Entries with chart source code
----

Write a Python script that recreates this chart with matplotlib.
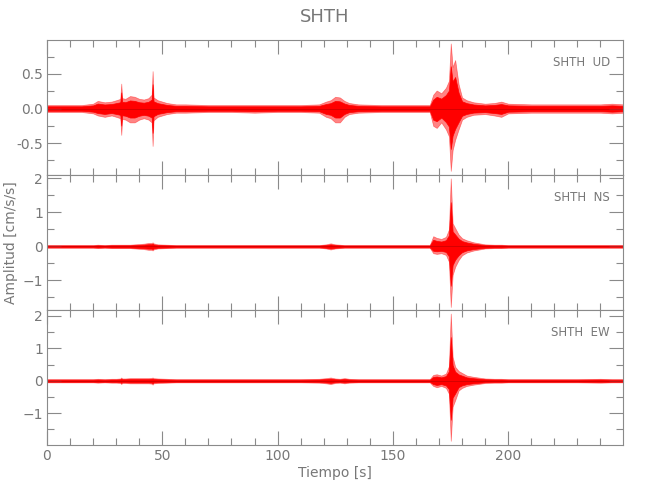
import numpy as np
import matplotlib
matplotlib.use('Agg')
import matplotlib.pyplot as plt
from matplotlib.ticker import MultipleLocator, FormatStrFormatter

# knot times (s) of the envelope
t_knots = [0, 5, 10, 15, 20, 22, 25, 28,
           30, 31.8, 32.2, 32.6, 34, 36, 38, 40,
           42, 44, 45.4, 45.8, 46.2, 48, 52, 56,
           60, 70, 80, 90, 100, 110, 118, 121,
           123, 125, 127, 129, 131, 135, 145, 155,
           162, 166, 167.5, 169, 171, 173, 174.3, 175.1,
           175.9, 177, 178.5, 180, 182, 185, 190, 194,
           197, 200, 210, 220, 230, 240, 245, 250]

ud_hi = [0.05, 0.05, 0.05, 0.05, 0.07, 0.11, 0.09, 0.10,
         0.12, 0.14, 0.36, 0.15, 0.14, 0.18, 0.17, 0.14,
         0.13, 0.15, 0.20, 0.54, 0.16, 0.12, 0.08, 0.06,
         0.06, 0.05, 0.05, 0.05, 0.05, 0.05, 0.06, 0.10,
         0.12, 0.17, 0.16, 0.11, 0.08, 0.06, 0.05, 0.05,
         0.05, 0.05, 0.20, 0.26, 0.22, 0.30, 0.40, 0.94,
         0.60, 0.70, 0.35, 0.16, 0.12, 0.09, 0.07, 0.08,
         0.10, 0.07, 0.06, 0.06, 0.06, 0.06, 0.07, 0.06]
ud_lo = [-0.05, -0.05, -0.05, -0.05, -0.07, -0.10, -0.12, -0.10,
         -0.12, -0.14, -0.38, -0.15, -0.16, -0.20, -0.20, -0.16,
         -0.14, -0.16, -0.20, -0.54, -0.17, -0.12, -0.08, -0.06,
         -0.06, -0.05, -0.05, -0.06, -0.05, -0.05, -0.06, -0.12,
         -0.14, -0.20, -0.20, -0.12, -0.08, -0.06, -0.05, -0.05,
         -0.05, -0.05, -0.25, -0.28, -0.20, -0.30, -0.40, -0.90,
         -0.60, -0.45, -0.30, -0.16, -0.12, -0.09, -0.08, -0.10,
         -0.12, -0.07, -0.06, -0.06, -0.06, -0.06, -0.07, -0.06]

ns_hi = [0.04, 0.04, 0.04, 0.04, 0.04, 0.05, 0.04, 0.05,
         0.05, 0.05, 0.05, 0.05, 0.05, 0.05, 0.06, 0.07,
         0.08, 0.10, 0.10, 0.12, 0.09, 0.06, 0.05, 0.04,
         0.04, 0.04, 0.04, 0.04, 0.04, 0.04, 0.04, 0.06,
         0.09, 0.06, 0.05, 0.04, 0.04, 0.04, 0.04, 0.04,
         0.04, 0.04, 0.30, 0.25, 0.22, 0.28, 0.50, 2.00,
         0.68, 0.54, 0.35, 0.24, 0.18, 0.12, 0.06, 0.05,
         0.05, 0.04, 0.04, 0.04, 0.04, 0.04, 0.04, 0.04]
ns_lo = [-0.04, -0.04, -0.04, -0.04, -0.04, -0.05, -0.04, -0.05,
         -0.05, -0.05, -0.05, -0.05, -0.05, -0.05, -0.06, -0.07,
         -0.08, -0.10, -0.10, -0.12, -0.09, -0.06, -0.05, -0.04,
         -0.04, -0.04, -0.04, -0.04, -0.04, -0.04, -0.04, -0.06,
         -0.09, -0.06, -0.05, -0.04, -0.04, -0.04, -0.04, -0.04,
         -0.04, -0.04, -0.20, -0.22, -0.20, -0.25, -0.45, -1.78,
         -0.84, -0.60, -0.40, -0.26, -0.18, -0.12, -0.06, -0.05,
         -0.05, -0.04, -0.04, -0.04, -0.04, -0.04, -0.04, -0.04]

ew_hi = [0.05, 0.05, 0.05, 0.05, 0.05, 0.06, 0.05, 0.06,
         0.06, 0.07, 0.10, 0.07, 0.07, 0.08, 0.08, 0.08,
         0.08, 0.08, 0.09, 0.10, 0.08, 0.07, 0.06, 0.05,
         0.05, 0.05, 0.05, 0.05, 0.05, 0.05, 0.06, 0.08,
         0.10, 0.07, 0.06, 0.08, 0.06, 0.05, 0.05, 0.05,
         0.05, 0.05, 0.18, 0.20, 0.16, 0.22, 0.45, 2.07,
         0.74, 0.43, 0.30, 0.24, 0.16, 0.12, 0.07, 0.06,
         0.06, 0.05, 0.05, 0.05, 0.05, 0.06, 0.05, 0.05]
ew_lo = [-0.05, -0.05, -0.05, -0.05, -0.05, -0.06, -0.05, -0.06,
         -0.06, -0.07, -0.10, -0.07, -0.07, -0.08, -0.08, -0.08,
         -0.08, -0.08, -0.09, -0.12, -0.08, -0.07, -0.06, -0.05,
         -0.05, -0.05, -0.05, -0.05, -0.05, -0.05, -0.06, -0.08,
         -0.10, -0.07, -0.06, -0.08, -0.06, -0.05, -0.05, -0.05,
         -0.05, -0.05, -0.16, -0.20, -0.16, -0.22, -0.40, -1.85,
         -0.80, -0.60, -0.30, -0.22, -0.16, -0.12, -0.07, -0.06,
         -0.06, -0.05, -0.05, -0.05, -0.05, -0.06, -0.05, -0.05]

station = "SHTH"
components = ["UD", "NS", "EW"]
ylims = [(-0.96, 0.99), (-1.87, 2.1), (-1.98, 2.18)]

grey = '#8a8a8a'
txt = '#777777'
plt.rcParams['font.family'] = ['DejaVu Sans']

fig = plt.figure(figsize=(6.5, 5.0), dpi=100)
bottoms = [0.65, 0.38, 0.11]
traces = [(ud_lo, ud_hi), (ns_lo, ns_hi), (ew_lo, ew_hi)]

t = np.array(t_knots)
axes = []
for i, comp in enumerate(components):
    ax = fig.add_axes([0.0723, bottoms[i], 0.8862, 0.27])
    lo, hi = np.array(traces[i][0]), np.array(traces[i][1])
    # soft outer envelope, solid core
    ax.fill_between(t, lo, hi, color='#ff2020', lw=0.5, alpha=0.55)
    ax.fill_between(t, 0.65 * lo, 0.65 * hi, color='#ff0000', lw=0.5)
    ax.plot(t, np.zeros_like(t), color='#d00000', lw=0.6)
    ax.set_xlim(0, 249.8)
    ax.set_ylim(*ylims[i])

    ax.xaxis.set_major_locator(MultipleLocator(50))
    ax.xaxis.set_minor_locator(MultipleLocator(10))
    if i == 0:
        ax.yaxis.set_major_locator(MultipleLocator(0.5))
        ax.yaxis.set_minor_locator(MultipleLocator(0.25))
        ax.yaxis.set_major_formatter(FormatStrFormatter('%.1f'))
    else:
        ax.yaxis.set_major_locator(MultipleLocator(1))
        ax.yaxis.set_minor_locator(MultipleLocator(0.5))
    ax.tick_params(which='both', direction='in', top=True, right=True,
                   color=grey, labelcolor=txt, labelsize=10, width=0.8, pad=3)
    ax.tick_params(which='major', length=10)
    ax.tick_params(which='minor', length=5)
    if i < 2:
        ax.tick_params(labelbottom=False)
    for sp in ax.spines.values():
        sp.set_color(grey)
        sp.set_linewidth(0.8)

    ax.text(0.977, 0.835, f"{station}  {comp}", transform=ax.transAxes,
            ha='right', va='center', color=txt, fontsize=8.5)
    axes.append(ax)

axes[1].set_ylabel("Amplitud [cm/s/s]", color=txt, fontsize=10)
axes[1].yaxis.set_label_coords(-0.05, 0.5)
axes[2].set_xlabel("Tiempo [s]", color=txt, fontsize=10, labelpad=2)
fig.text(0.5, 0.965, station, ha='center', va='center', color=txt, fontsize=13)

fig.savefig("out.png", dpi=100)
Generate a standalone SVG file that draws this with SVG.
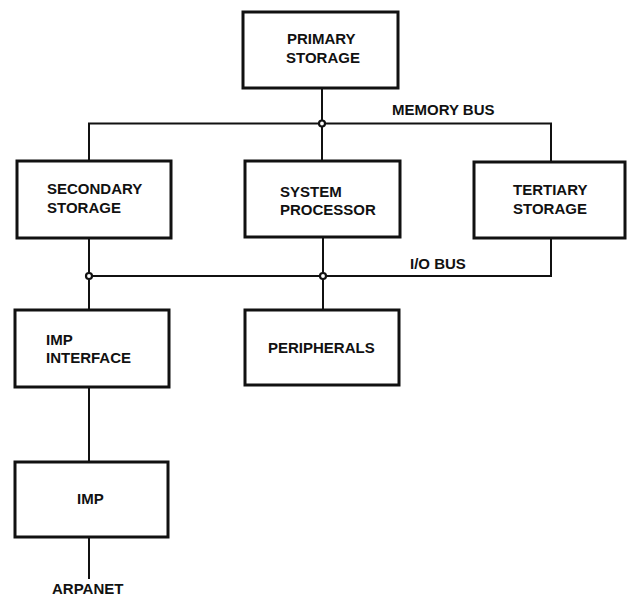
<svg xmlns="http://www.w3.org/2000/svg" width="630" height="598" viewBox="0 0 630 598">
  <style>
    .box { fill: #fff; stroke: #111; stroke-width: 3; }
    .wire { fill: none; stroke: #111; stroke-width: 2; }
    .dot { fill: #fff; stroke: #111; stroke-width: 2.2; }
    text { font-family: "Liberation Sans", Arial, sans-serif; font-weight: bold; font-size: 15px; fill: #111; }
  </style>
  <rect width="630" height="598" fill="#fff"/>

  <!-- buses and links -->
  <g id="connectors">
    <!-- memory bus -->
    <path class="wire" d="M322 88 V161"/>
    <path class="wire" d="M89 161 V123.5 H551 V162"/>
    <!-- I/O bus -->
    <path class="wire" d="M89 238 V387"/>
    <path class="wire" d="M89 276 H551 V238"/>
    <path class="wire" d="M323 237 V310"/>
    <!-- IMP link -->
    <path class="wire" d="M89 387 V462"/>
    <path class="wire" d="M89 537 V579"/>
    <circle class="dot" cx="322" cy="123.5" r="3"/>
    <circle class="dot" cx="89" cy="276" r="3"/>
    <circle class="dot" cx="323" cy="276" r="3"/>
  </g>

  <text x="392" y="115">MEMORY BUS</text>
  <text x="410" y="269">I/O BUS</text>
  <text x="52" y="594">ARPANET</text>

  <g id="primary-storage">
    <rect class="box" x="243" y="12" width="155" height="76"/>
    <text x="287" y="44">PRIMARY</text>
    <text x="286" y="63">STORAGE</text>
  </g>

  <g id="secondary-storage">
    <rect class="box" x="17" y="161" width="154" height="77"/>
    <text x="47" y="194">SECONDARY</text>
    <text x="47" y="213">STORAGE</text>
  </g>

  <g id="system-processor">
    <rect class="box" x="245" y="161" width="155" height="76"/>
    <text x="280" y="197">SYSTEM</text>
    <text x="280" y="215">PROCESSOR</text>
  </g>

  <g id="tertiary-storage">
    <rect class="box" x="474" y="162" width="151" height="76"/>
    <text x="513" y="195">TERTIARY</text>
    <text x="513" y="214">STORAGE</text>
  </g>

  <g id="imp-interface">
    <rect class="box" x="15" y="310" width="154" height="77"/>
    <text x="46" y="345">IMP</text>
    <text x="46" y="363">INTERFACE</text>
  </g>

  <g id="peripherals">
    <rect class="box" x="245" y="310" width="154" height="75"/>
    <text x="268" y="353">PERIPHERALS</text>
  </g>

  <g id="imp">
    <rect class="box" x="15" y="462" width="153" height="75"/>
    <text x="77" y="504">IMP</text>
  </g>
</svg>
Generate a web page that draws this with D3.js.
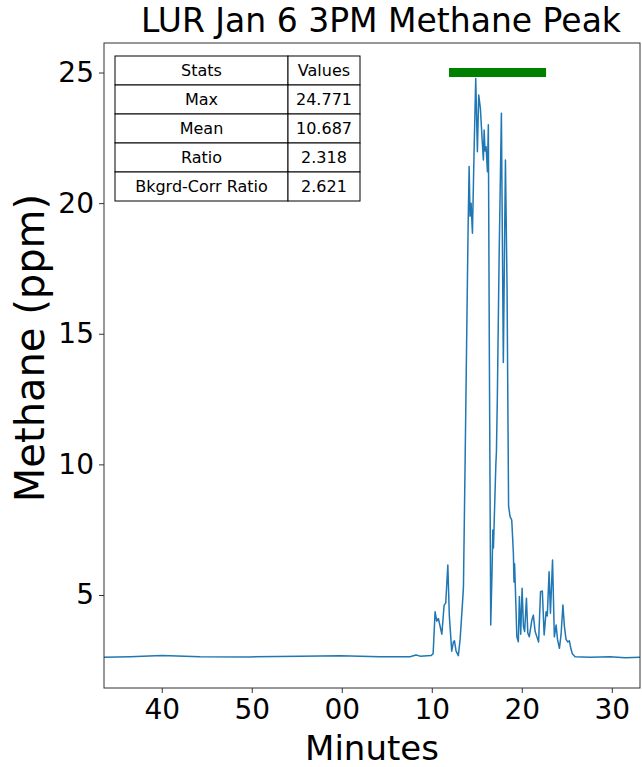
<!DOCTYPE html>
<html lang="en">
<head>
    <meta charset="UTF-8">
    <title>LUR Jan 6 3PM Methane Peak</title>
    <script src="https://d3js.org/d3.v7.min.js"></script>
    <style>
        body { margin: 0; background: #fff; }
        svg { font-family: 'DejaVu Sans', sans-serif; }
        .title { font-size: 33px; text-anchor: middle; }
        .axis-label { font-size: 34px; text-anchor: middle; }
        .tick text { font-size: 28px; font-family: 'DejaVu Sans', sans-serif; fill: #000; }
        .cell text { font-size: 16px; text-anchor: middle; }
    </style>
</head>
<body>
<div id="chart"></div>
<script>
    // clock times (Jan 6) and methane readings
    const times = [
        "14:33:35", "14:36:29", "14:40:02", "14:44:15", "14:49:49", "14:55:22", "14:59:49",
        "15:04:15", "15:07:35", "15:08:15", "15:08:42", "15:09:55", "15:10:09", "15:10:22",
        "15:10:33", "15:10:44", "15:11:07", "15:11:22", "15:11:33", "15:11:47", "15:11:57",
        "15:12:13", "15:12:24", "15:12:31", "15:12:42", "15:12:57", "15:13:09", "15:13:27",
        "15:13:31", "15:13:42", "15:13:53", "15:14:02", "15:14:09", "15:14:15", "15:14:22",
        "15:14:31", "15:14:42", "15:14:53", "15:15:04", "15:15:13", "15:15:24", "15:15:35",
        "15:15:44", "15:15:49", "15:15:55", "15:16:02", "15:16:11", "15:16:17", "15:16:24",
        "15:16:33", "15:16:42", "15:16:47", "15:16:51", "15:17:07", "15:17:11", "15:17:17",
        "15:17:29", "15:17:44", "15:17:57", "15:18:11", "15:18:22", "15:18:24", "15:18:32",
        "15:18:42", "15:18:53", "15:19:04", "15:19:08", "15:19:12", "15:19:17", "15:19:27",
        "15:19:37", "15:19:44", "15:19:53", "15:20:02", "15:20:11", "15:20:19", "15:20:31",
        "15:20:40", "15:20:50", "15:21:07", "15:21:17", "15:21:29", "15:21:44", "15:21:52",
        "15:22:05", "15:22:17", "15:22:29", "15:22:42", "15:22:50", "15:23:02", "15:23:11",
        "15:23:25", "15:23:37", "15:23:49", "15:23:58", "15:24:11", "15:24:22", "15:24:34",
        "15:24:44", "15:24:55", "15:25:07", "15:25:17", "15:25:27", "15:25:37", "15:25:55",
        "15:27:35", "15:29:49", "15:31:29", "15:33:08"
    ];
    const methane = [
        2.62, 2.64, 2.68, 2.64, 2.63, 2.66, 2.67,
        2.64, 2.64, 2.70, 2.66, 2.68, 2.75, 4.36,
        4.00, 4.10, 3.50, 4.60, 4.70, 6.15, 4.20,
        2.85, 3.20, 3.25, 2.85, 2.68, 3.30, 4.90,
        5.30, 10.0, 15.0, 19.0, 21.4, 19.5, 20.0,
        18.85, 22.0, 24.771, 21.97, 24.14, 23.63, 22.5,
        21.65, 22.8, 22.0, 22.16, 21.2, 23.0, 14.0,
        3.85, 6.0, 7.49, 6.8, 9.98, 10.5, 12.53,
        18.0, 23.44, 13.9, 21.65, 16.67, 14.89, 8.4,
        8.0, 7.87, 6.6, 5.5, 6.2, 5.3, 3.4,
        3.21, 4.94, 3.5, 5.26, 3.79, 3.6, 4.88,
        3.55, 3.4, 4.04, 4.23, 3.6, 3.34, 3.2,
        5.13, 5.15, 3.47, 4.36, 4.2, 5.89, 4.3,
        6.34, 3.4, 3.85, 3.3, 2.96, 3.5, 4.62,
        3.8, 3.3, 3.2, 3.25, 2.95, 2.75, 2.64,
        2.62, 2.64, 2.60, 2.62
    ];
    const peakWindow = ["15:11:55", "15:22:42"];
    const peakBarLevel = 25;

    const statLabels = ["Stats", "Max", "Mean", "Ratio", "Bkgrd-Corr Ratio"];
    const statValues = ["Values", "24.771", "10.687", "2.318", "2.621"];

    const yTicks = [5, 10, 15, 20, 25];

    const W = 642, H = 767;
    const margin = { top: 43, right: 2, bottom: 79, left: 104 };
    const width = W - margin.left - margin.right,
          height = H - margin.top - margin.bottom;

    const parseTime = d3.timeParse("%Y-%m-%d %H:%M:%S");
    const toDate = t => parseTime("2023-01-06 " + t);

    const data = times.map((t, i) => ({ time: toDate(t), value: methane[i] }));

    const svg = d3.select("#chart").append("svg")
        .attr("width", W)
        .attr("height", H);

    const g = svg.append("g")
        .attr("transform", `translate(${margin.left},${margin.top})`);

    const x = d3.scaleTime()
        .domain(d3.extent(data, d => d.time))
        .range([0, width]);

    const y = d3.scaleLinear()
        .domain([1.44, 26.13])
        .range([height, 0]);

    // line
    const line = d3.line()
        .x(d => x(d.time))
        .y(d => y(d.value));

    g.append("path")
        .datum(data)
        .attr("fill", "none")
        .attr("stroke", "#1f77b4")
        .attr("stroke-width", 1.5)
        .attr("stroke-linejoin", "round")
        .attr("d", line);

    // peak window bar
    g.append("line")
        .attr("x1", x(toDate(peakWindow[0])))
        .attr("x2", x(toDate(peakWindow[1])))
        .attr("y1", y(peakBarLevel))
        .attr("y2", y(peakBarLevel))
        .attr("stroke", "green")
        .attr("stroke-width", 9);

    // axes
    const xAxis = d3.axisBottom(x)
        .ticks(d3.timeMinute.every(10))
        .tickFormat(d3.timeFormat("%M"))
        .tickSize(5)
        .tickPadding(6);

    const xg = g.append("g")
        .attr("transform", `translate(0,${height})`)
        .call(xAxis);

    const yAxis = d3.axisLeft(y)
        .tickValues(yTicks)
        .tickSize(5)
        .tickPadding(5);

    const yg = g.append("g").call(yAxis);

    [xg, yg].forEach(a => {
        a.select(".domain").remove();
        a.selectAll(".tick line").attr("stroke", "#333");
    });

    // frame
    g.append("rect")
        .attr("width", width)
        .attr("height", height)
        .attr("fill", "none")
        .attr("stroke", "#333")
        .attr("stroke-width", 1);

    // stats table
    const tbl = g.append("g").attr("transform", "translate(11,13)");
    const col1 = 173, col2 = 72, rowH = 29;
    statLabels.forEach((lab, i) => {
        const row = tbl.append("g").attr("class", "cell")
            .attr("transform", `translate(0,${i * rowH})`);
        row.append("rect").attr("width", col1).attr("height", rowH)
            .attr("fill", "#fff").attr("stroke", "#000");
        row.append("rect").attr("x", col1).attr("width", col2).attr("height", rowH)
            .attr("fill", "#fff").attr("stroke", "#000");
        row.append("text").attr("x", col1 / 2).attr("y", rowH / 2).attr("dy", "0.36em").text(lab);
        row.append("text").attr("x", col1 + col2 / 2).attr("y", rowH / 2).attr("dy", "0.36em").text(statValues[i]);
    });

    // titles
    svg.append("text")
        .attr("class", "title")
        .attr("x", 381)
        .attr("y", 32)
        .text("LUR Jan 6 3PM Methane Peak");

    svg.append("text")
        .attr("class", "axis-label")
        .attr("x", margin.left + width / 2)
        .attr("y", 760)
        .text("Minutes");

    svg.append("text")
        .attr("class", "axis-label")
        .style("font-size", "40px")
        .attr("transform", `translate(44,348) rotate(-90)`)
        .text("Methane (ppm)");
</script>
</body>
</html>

----

### Brief
Count every line in the preceding entries where the string "that" appears, then state only the total.

### Solution to the problem
3